# Supplied entries
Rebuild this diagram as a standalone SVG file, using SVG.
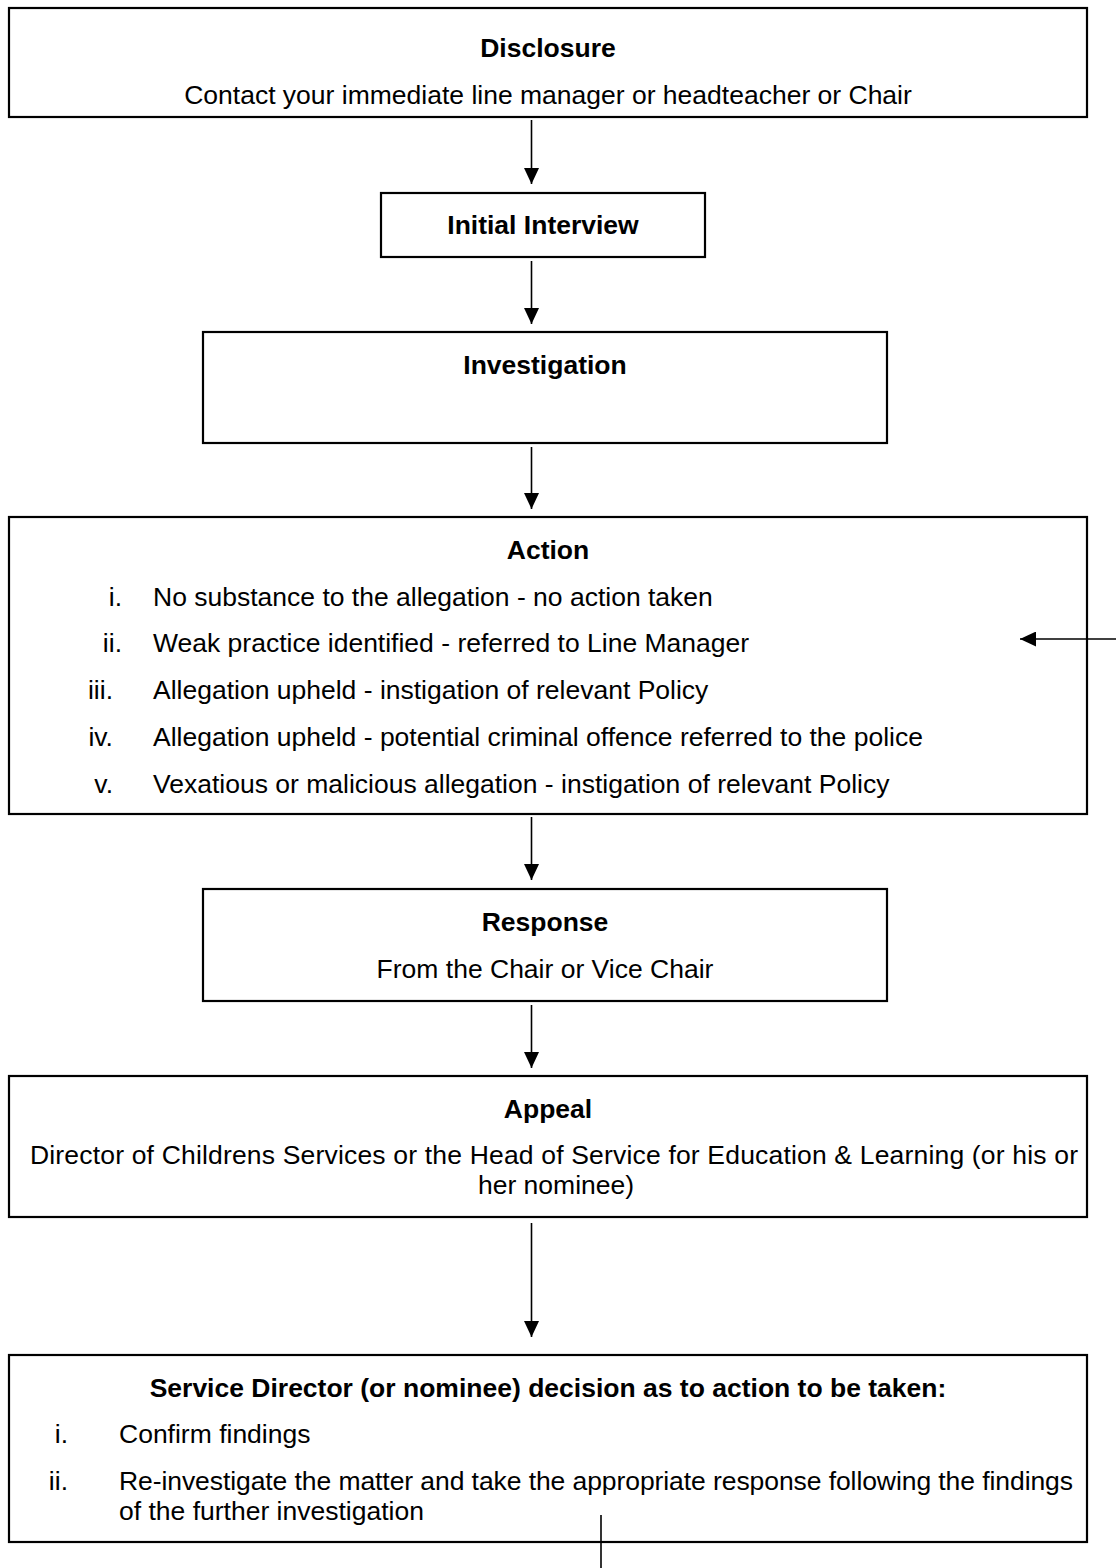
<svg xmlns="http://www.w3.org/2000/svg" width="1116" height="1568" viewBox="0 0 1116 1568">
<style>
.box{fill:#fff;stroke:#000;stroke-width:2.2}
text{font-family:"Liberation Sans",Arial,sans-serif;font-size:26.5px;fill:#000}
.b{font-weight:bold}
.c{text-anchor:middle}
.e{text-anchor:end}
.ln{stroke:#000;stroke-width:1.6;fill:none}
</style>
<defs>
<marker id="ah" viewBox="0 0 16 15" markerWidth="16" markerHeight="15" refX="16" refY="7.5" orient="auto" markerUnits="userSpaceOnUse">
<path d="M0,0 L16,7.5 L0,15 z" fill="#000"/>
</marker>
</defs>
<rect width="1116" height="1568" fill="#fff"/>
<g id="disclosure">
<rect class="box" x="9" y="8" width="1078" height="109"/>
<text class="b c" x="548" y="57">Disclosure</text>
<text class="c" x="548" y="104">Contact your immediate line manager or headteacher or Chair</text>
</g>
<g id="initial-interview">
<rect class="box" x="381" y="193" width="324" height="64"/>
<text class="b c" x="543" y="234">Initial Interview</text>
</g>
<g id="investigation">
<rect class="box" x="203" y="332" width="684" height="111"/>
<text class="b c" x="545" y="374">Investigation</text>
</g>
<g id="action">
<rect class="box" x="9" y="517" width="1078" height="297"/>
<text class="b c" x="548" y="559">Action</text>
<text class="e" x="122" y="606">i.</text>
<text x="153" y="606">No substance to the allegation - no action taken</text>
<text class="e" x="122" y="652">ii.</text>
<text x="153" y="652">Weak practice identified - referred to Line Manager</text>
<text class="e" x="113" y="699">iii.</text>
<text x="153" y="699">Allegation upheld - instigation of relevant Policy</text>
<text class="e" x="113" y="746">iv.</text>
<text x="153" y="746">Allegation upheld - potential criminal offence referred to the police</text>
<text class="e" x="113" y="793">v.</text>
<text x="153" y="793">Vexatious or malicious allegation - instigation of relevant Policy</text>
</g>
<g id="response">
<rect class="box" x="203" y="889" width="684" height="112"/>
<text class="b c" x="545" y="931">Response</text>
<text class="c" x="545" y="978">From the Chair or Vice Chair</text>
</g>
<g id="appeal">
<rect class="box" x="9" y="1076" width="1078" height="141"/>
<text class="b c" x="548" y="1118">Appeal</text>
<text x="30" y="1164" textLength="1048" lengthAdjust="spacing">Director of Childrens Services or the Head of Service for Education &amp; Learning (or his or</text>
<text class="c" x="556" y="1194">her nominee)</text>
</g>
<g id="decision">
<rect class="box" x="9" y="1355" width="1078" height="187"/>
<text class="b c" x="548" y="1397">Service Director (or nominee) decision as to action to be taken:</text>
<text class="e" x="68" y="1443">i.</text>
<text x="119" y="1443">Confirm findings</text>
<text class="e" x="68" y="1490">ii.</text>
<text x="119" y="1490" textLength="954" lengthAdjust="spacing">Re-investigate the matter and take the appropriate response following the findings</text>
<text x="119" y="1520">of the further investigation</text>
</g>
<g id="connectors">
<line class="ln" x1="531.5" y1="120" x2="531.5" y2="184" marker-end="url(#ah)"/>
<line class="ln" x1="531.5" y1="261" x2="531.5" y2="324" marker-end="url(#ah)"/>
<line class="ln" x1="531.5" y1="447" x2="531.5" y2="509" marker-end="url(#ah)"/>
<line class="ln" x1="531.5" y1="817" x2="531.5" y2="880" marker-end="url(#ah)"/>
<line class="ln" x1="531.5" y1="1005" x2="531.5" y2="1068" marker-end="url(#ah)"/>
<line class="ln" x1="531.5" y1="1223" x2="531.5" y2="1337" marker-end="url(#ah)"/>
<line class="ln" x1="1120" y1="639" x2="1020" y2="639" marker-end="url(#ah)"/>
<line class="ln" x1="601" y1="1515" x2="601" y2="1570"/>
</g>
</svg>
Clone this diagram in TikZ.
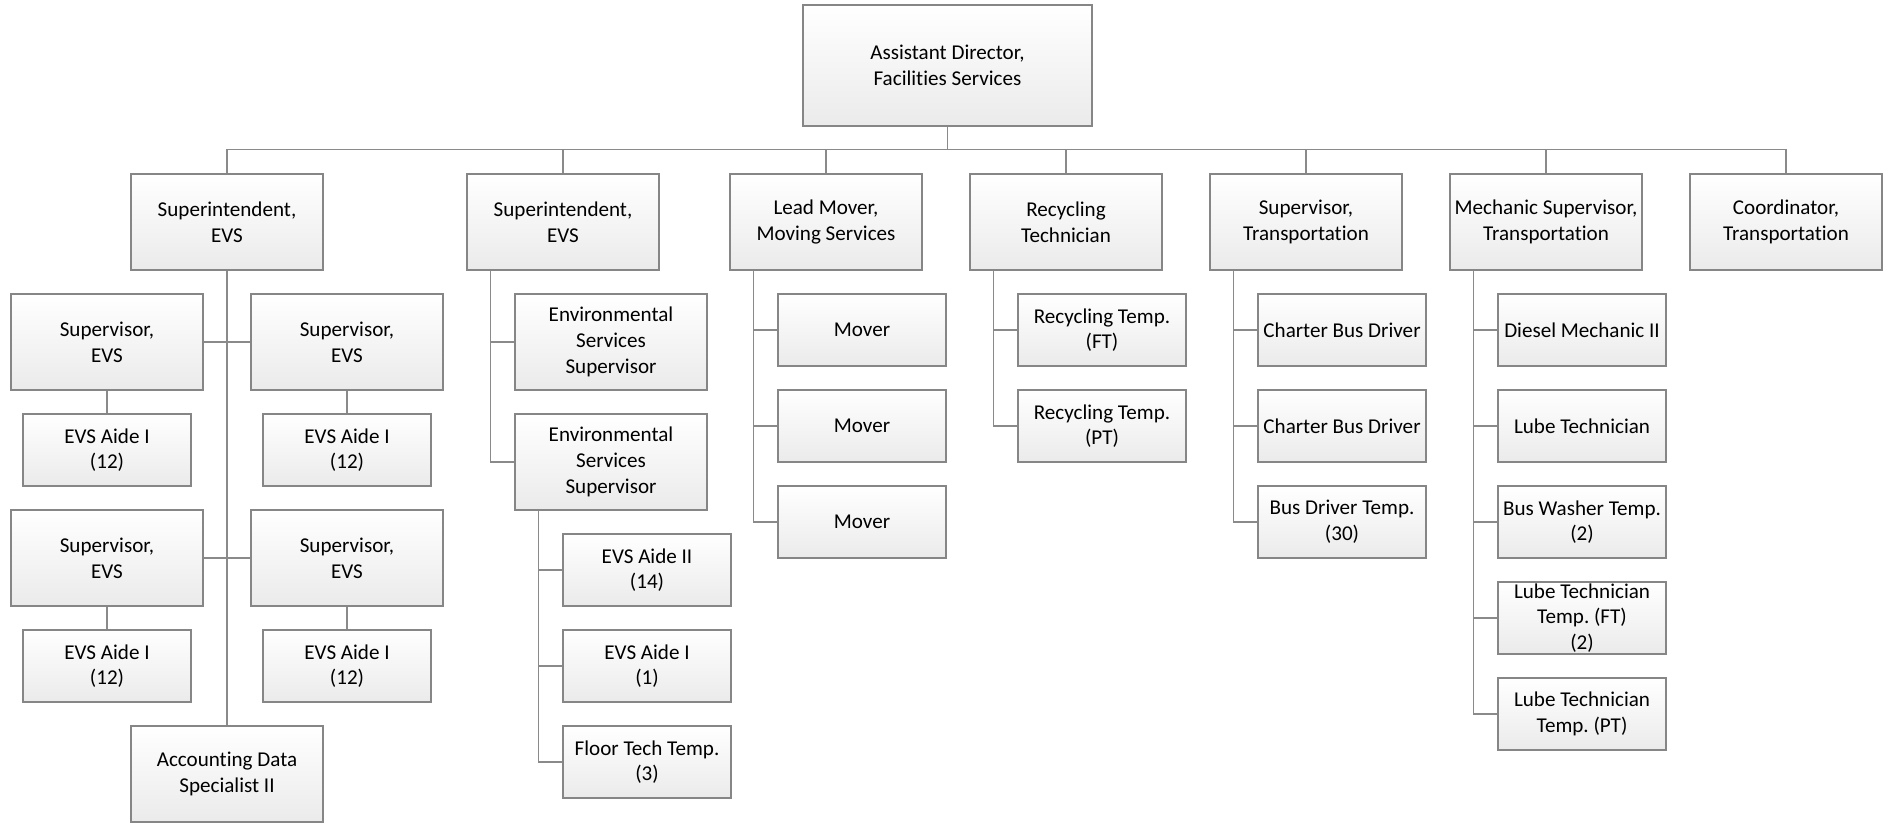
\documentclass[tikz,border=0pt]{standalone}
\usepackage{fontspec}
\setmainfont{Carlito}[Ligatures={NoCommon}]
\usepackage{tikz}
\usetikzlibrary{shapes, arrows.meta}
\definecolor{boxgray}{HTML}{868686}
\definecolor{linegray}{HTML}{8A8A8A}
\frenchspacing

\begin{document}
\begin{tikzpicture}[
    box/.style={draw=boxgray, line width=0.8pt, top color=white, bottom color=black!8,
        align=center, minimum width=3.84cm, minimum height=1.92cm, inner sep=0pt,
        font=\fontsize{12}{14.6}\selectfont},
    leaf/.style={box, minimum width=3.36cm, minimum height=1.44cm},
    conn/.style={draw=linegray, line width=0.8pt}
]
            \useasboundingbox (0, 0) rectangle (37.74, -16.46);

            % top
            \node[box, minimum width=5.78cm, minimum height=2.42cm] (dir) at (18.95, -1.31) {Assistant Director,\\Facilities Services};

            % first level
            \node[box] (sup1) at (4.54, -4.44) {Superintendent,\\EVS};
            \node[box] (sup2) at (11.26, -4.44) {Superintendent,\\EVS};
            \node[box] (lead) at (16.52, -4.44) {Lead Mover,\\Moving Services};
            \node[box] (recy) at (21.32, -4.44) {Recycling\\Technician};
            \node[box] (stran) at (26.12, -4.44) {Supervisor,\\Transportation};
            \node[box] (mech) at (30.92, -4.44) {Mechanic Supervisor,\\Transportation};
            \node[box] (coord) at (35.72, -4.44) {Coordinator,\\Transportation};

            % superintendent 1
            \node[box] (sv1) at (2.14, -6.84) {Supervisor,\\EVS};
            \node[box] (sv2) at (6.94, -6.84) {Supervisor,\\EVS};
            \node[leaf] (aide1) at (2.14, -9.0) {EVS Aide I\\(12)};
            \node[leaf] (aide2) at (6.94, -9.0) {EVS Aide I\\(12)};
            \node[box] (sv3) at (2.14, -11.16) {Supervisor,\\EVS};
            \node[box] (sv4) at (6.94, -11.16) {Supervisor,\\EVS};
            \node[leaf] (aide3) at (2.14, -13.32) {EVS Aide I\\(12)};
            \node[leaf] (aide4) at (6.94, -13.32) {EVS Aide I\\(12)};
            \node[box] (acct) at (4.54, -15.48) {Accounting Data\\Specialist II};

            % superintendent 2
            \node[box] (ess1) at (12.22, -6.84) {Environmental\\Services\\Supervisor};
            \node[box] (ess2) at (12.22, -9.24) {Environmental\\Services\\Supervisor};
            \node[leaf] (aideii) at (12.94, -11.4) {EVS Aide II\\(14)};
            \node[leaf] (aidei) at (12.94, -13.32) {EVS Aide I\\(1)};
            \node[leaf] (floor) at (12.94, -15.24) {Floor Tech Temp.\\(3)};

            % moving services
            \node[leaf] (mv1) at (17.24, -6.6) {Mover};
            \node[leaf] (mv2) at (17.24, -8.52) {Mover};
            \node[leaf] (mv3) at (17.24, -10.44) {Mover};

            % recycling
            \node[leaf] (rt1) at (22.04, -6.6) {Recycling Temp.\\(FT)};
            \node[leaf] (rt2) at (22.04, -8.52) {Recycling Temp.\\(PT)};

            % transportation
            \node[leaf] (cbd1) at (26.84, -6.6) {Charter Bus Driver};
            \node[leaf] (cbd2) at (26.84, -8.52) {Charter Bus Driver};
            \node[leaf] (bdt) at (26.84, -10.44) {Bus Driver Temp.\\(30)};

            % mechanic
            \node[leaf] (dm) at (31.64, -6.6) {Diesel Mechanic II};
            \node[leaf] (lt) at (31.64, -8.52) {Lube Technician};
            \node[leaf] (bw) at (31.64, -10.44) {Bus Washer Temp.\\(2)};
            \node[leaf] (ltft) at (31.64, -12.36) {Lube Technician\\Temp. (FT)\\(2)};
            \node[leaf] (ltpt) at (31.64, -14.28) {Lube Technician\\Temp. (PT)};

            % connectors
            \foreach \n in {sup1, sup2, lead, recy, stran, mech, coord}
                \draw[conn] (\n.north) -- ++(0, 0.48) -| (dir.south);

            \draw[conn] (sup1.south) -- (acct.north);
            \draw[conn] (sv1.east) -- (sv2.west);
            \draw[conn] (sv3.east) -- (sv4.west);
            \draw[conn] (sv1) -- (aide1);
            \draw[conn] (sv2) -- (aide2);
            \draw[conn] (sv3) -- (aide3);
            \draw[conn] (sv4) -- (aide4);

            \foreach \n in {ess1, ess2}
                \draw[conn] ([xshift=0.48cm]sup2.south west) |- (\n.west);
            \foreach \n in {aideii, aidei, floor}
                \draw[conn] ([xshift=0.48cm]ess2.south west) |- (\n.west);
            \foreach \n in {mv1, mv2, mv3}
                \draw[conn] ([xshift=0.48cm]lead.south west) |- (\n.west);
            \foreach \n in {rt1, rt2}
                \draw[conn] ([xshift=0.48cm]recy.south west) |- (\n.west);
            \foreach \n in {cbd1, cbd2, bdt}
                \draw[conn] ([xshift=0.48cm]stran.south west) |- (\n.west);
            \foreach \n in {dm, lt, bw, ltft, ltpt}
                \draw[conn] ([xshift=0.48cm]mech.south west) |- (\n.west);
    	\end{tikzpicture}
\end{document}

# Do this
Look above for the line with "Clone this diagram in TikZ."; quote it and every line after it, stopping after the line with "rectangle (37.74, -16.46);", exactly, with nothing added and without pictures.

# Written reply
Clone this diagram in TikZ.
\documentclass[tikz,border=0pt]{standalone}
\usepackage{fontspec}
\setmainfont{Carlito}[Ligatures={NoCommon}]
\usepackage{tikz}
\usetikzlibrary{shapes, arrows.meta}
\definecolor{boxgray}{HTML}{868686}
\definecolor{linegray}{HTML}{8A8A8A}
\frenchspacing

\begin{document}
\begin{tikzpicture}[
    box/.style={draw=boxgray, line width=0.8pt, top color=white, bottom color=black!8,
        align=center, minimum width=3.84cm, minimum height=1.92cm, inner sep=0pt,
        font=\fontsize{12}{14.6}\selectfont},
    leaf/.style={box, minimum width=3.36cm, minimum height=1.44cm},
    conn/.style={draw=linegray, line width=0.8pt}
]
            \useasboundingbox (0, 0) rectangle (37.74, -16.46);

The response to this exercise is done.